Data section.
_ _ _
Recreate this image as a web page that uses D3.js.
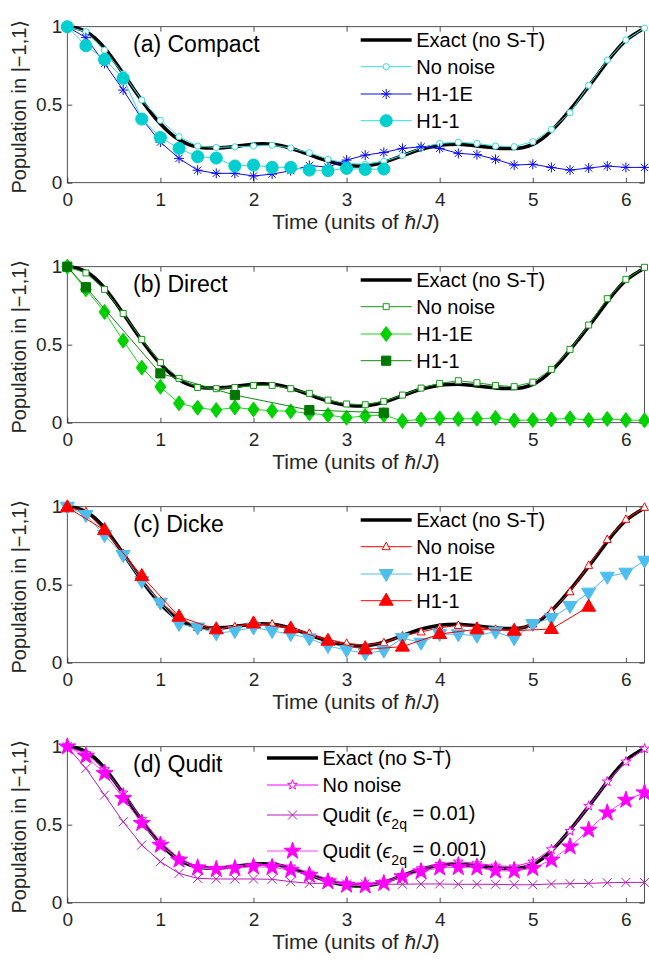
<!DOCTYPE html>
<html>
<head>
<meta charset="utf-8">
<script src="https://cdn.jsdelivr.net/npm/d3@7"></script>
<style>
body { margin: 0; background: #fff; }
svg { display: block; font-family: "Liberation Sans", Arial, "DejaVu Sans", sans-serif; }
</style>
</head>
<body>
<svg id="chart"></svg>
<script>
// Time grid of the simulated points (units of hbar/J)
const tGrid = [0, 0.2, 0.4, 0.6, 0.8, 1.0, 1.2, 1.4, 1.6, 1.8, 2.0, 2.2, 2.4, 2.6, 2.8, 3.0,
    3.2, 3.4, 3.6, 3.8, 4.0, 4.2, 4.4, 4.6, 4.8, 5.0, 5.2, 5.4, 5.6, 5.8, 6.0, 6.2];

// Exact curve (no Suzuki-Trotter), every 0.1
const exactT = [0, 0.1, 0.2, 0.3, 0.4, 0.5, 0.6, 0.7, 0.8, 0.9, 1.0, 1.1, 1.2, 1.3, 1.4, 1.5,
    1.6, 1.7, 1.8, 1.9, 2.0, 2.1, 2.2, 2.3, 2.4, 2.5, 2.6, 2.7, 2.8, 2.9, 3.0, 3.1, 3.2, 3.3,
    3.4, 3.5, 3.6, 3.7, 3.8, 3.9, 4.0, 4.1, 4.2, 4.3, 4.4, 4.5, 4.6, 4.7, 4.8, 4.9, 5.0, 5.1,
    5.2, 5.3, 5.4, 5.5, 5.6, 5.7, 5.8, 5.9, 6.0, 6.1, 6.2];
const exactPop = [1.0, 0.992, 0.968, 0.925, 0.862, 0.785, 0.7, 0.612, 0.527, 0.448, 0.378,
    0.32, 0.276, 0.246, 0.229, 0.222, 0.222, 0.226, 0.232, 0.24, 0.246, 0.25, 0.247, 0.237,
    0.221, 0.201, 0.18, 0.158, 0.139, 0.123, 0.112, 0.107, 0.108, 0.117, 0.132, 0.151, 0.173,
    0.195, 0.214, 0.229, 0.24, 0.245, 0.246, 0.242, 0.236, 0.229, 0.223, 0.219, 0.219, 0.226,
    0.245, 0.281, 0.333, 0.396, 0.466, 0.541, 0.617, 0.695, 0.776, 0.85, 0.912, 0.955, 0.99];

// (a) Compact
const compactNoNoise = [1.0, 0.968, 0.85, 0.697, 0.53, 0.4, 0.295, 0.235, 0.226, 0.23, 0.235,
    0.24, 0.222, 0.192, 0.15, 0.124, 0.118, 0.137, 0.175, 0.224, 0.252, 0.259, 0.252, 0.235,
    0.231, 0.263, 0.342, 0.449, 0.624, 0.786, 0.915, 0.991];
const compactH11E = [1.0, 0.93, 0.765, 0.594, 0.41, 0.26, 0.156, 0.08, 0.06, 0.06, 0.043,
    0.055, 0.077, 0.11, 0.1, 0.145, 0.177, 0.194, 0.22, 0.23, 0.22, 0.188, 0.18, 0.15, 0.113,
    0.118, 0.098, 0.081, 0.094, 0.107, 0.098, 0.098];
const compactH11Time = [0, 0.2, 0.4, 0.6, 0.8, 1.0, 1.2, 1.4, 1.6, 1.8, 2.0, 2.2, 2.4, 2.6,
    2.8, 3.0, 3.2, 3.4];
const compactH11 = [1.0, 0.878, 0.79, 0.669, 0.408, 0.29, 0.22, 0.167, 0.158, 0.107, 0.113,
    0.098, 0.098, 0.081, 0.077, 0.092, 0.085, 0.088];

// (b) Direct
const directNoNoise = [1.0, 0.96, 0.855, 0.7, 0.534, 0.385, 0.284, 0.226, 0.218, 0.226, 0.239,
    0.239, 0.218, 0.188, 0.145, 0.12, 0.115, 0.137, 0.177, 0.222, 0.252, 0.269, 0.256, 0.239,
    0.231, 0.26, 0.342, 0.47, 0.626, 0.795, 0.919, 0.996];
const directH11E = [1.0, 0.855, 0.71, 0.526, 0.353, 0.23, 0.124, 0.096, 0.081, 0.098, 0.085,
    0.077, 0.073, 0.06, 0.049, 0.032, 0.043, 0.049, 0.011, 0.021, 0.028, 0.024, 0.026, 0.03,
    0.015, 0.017, 0.021, 0.028, 0.017, 0.024, 0.017, 0.015];
const directH11Time = [0, 0.2, 1.0, 1.8, 2.6, 3.4];
const directH11 = [1.0, 0.868, 0.316, 0.177, 0.081, 0.064];

// (c) Dicke
const dickeNoNoise = [1.0, 0.968, 0.85, 0.7, 0.538, 0.39, 0.29, 0.226, 0.216, 0.23, 0.248,
    0.248, 0.224, 0.188, 0.15, 0.124, 0.113, 0.128, 0.171, 0.197, 0.224, 0.239, 0.231, 0.214,
    0.209, 0.248, 0.331, 0.455, 0.624, 0.79, 0.919, 0.996];
const dickeH11E = [1.0, 0.947, 0.818, 0.69, 0.523, 0.385, 0.248, 0.226, 0.188, 0.203, 0.226,
    0.203, 0.184, 0.156, 0.107, 0.081, 0.06, 0.077, 0.158, 0.128, 0.184, 0.182, 0.173, 0.199,
    0.156, 0.248, 0.286, 0.363, 0.449, 0.551, 0.577, 0.654];
const dickeH11Time = [0, 0.4, 0.8, 1.2, 1.6, 2.0, 2.4, 2.8, 3.2, 3.6, 4.0, 4.4, 4.8, 5.2, 5.6];
const dickeH11 = [0.996, 0.85, 0.556, 0.295, 0.214, 0.252, 0.22, 0.141, 0.085, 0.103, 0.184,
    0.214, 0.205, 0.216, 0.359];

// (d) Qudit
const quditNoNoise = [1.0, 0.957, 0.855, 0.705, 0.534, 0.39, 0.284, 0.231, 0.218, 0.231, 0.241,
    0.248, 0.231, 0.192, 0.15, 0.124, 0.118, 0.135, 0.177, 0.22, 0.248, 0.263, 0.252, 0.237,
    0.231, 0.263, 0.342, 0.459, 0.62, 0.776, 0.904, 0.987];
const quditEps01 = [1.0, 0.861, 0.69, 0.519, 0.37, 0.263, 0.188, 0.156, 0.152, 0.152, 0.152,
    0.15, 0.135, 0.124, 0.124, 0.12, 0.12, 0.118, 0.118, 0.12, 0.12, 0.118, 0.118, 0.118,
    0.115, 0.115, 0.12, 0.122, 0.124, 0.128, 0.13, 0.13];
const quditEps001 = [1.0, 0.94, 0.829, 0.669, 0.509, 0.37, 0.274, 0.224, 0.214, 0.22, 0.231,
    0.226, 0.209, 0.177, 0.135, 0.113, 0.109, 0.124, 0.167, 0.199, 0.224, 0.226, 0.224, 0.205,
    0.203, 0.22, 0.274, 0.359, 0.466, 0.577, 0.658, 0.705];

const xTicks = [0, 1, 2, 3, 4, 5, 6];
const yTicks = [0, 0.5, 1];

const zip = (t, v) => t.map((d, i) => [d, v[i]]);

// Panel setup built from the arrays above
const panels = [
    {label: "(a) Compact", legendX: 360.7, rows: [13.3, 40, 67.3, 94], series: [
        {name: "No noise", pts: zip(tGrid, compactNoNoise), color: "#33dede", marker: "circleOpen"},
        {name: "H1-1E", pts: zip(tGrid, compactH11E), color: "#0a0aff", marker: "asterisk"},
        {name: "H1-1", pts: zip(compactH11Time, compactH11), color: "#00cfcf", line: "#33dede", marker: "circle"}
    ]},
    {label: "(b) Direct", legendX: 360.7, rows: [13.3, 40, 67.3, 94], series: [
        {name: "No noise", pts: zip(tGrid, directNoNoise), color: "#129b12", marker: "squareOpen"},
        {name: "H1-1E", pts: zip(tGrid, directH11E), color: "#00d200", line: "#1ad61a", marker: "diamond"},
        {name: "H1-1", pts: zip(directH11Time, directH11), color: "#007800", line: "#108a10", marker: "square"}
    ]},
    {label: "(c) Dicke", legendX: 360.7, rows: [13.3, 40, 67.3, 94], series: [
        {name: "No noise", pts: zip(tGrid, dickeNoNoise), color: "#ff0000", marker: "triUpOpen"},
        {name: "H1-1E", pts: zip(tGrid, dickeH11E), color: "#4dbeee", marker: "triDown"},
        {name: "H1-1", pts: zip(dickeH11Time, dickeH11), color: "#ff0000", marker: "triUp"}
    ]},
    {label: "(d) Qudit", legendX: 267, rows: [11.3, 38.3, 68.3, 104.3], series: [
        {name: "No noise", pts: zip(tGrid, quditNoNoise), color: "#ff00ff", marker: "starOpen"},
        {name: "Qudit", eps: "0.01", pts: zip(tGrid, quditEps01), color: "#b81cb8", marker: "cross"},
        {name: "Qudit", eps: "0.001", pts: zip(tGrid, quditEps001), color: "#ff00ff", line: "#ff40ff", marker: "star"}
    ]}
];

const width = 649;
const height = 962;
const plotLeft = 67.3, plotRight = 644.5;
const firstTop = 26.7, panelStep = 240, plotH = 156;
const axisColor = "#262626";

const svg = d3.select("#chart")
    .attr("width", width)
    .attr("height", height)
    .attr("viewBox", [0, 0, width, height]);

const x = d3.scaleLinear().domain([0, 6.2]).range([plotLeft, plotRight]);

function markerPath(type) {
    switch (type) {
        case "circleOpen": return d3.symbol(d3.symbolCircle, 30)();
        case "circle": return d3.symbol(d3.symbolCircle, 115)();
        case "asterisk": return "M-5,0H5M0,-5V5M-3.6,-3.6L3.6,3.6M-3.6,3.6L3.6,-3.6";
        case "squareOpen": return "M-3,-3H3V3H-3Z";
        case "square": return "M-4.6,-4.6H4.6V4.6H-4.6Z";
        case "diamond": return "M0,-7.5L5.5,0L0,7.5L-5.5,0Z";
        case "triUpOpen": return "M0,-4.5L4,3L-4,3Z";
        case "triUp": return "M0,-7.5L7,4.5L-7,4.5Z";
        case "triDown": return "M0,7.5L7,-4.5L-7,-4.5Z";
        case "starOpen": return d3.symbol(d3.symbolStar, 30)();
        case "star": return d3.symbol(d3.symbolStar, 90)();
        case "cross": return "M-4.5,-4.5L4.5,4.5M-4.5,4.5L4.5,-4.5";
    }
}

function markerFill(s) {
    if (s.marker === "asterisk" || s.marker === "cross") return "none";
    if (s.marker.endsWith("Open")) return "#fff";
    return s.color;
}

panels.forEach((p, i) => {
    const top = firstTop + i * panelStep;
    const bottom = top + plotH;
    const y = d3.scaleLinear().domain([0, 1]).range([bottom, top]);
    const g = svg.append("g");

    // box
    g.append("rect")
        .attr("x", plotLeft).attr("y", top)
        .attr("width", plotRight - plotLeft).attr("height", plotH)
        .attr("fill", "none").attr("stroke", axisColor).attr("stroke-width", 0.8);

    // ticks, inward on all four sides
    const axes = [
        {axis: d3.axisBottom(x).tickValues(xTicks).tickFormat(d => d), at: `translate(0,${bottom})`},
        {axis: d3.axisTop(x).tickValues(xTicks).tickFormat(""), at: `translate(0,${top})`},
        {axis: d3.axisLeft(y).tickValues(yTicks).tickFormat(d => String(d)), at: `translate(${plotLeft},0)`},
        {axis: d3.axisRight(y).tickValues(yTicks).tickFormat(""), at: `translate(${plotRight},0)`}
    ];
    axes.forEach((a, k) => {
        const ag = g.append("g")
            .attr("transform", a.at)
            .call(a.axis.tickSize(-5).tickPadding(k === 0 ? 10 : 5));
        ag.select(".domain").remove();
        ag.selectAll(".tick line").attr("stroke", axisColor).attr("stroke-width", 0.8);
        ag.selectAll(".tick text")
            .attr("fill", axisColor)
            .style("font-size", "19px")
            .style("font-family", "'Liberation Sans', Arial, sans-serif");
    });

    // axis titles
    const xt = g.append("text")
        .attr("x", (plotLeft + plotRight) / 2)
        .attr("y", bottom + 46)
        .attr("text-anchor", "middle")
        .attr("fill", axisColor)
        .style("font-size", "21px");
    xt.append("tspan").text("Time (units of ");
    xt.append("tspan").style("font-style", "italic").text("ħ");
    xt.append("tspan").text("/");
    xt.append("tspan").style("font-style", "italic").text("J");
    xt.append("tspan").text(")");

    g.append("text")
        .attr("transform", `translate(26,${top + 80}) rotate(-90)`)
        .attr("text-anchor", "middle")
        .attr("fill", axisColor)
        .style("font-size", "20px")
        .text("Population in |−1,1⟩");

    // exact curve
    const line = d3.line().x(d => x(d[0])).y(d => y(d[1]));
    g.append("path")
        .datum(zip(exactT, exactPop))
        .attr("d", line.curve(d3.curveMonotoneX))
        .attr("fill", "none")
        .attr("stroke", "#000")
        .attr("stroke-width", 3.6);

    const straight = d3.line().x(d => x(d[0])).y(d => y(d[1]));
    p.series.forEach(s => {
        g.append("path")
            .datum(s.pts)
            .attr("d", straight)
            .attr("fill", "none")
            .attr("stroke", s.line || s.color)
            .attr("stroke-width", 1);
        g.append("g").selectAll("path")
            .data(s.pts)
            .join("path")
            .attr("transform", d => `translate(${x(d[0])},${y(d[1])})`)
            .attr("d", markerPath(s.marker))
            .attr("fill", markerFill(s))
            .attr("stroke", s.color)
            .attr("stroke-width", 1);
    });

    // panel label
    g.append("text")
        .attr("x", 133)
        .attr("y", top + 25.5)
        .attr("fill", "#000")
        .style("font-size", "23px")
        .text(p.label);

    // legend
    const lx0 = p.legendX, lx1 = lx0 + 51, tx = lx1 + 4.5;
    const entries = [{name: "Exact (no S-T)", exact: true}].concat(p.series);
    entries.forEach((e, k) => {
        const ry = top + p.rows[k];
        const lg = g.append("g");
        lg.append("line")
            .attr("x1", lx0).attr("x2", lx1).attr("y1", ry).attr("y2", ry)
            .attr("stroke", e.exact ? "#000" : (e.line || e.color))
            .attr("stroke-width", e.exact ? 3.6 : 1);
        if (!e.exact) {
            lg.append("path")
                .attr("transform", `translate(${(lx0 + lx1) / 2},${ry})`)
                .attr("d", markerPath(e.marker))
                .attr("fill", markerFill(e))
                .attr("stroke", e.color)
                .attr("stroke-width", 1);
        }
        const t = lg.append("text")
            .attr("x", tx).attr("y", ry).attr("dy", "0.36em")
            .attr("fill", "#000")
            .style("font-size", "20px");
        if (e.eps) {
            t.append("tspan").text(e.name + " (");
            t.append("tspan").style("font-style", "italic").text("ϵ");
            t.append("tspan").attr("dy", "0.45em").style("font-size", "14px").text("2q");
            t.append("tspan").attr("dy", "-0.45em").text(" = " + e.eps + ")");
        } else {
            t.text(e.name);
        }
    });
});
</script>
</body>
</html>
_ _ _
The lines from the start of the data through the line that contains "0.912, 0.955, 0.99];" are to be returned exactly, please, with both ends included and every picture left out.

Recreate this image as a web page that uses D3.js.
<!DOCTYPE html>
<html>
<head>
<meta charset="utf-8">
<script src="https://cdn.jsdelivr.net/npm/d3@7"></script>
<style>
body { margin: 0; background: #fff; }
svg { display: block; font-family: "Liberation Sans", Arial, "DejaVu Sans", sans-serif; }
</style>
</head>
<body>
<svg id="chart"></svg>
<script>
// Time grid of the simulated points (units of hbar/J)
const tGrid = [0, 0.2, 0.4, 0.6, 0.8, 1.0, 1.2, 1.4, 1.6, 1.8, 2.0, 2.2, 2.4, 2.6, 2.8, 3.0,
    3.2, 3.4, 3.6, 3.8, 4.0, 4.2, 4.4, 4.6, 4.8, 5.0, 5.2, 5.4, 5.6, 5.8, 6.0, 6.2];

// Exact curve (no Suzuki-Trotter), every 0.1
const exactT = [0, 0.1, 0.2, 0.3, 0.4, 0.5, 0.6, 0.7, 0.8, 0.9, 1.0, 1.1, 1.2, 1.3, 1.4, 1.5,
    1.6, 1.7, 1.8, 1.9, 2.0, 2.1, 2.2, 2.3, 2.4, 2.5, 2.6, 2.7, 2.8, 2.9, 3.0, 3.1, 3.2, 3.3,
    3.4, 3.5, 3.6, 3.7, 3.8, 3.9, 4.0, 4.1, 4.2, 4.3, 4.4, 4.5, 4.6, 4.7, 4.8, 4.9, 5.0, 5.1,
    5.2, 5.3, 5.4, 5.5, 5.6, 5.7, 5.8, 5.9, 6.0, 6.1, 6.2];
const exactPop = [1.0, 0.992, 0.968, 0.925, 0.862, 0.785, 0.7, 0.612, 0.527, 0.448, 0.378,
    0.32, 0.276, 0.246, 0.229, 0.222, 0.222, 0.226, 0.232, 0.24, 0.246, 0.25, 0.247, 0.237,
    0.221, 0.201, 0.18, 0.158, 0.139, 0.123, 0.112, 0.107, 0.108, 0.117, 0.132, 0.151, 0.173,
    0.195, 0.214, 0.229, 0.24, 0.245, 0.246, 0.242, 0.236, 0.229, 0.223, 0.219, 0.219, 0.226,
    0.245, 0.281, 0.333, 0.396, 0.466, 0.541, 0.617, 0.695, 0.776, 0.85, 0.912, 0.955, 0.99];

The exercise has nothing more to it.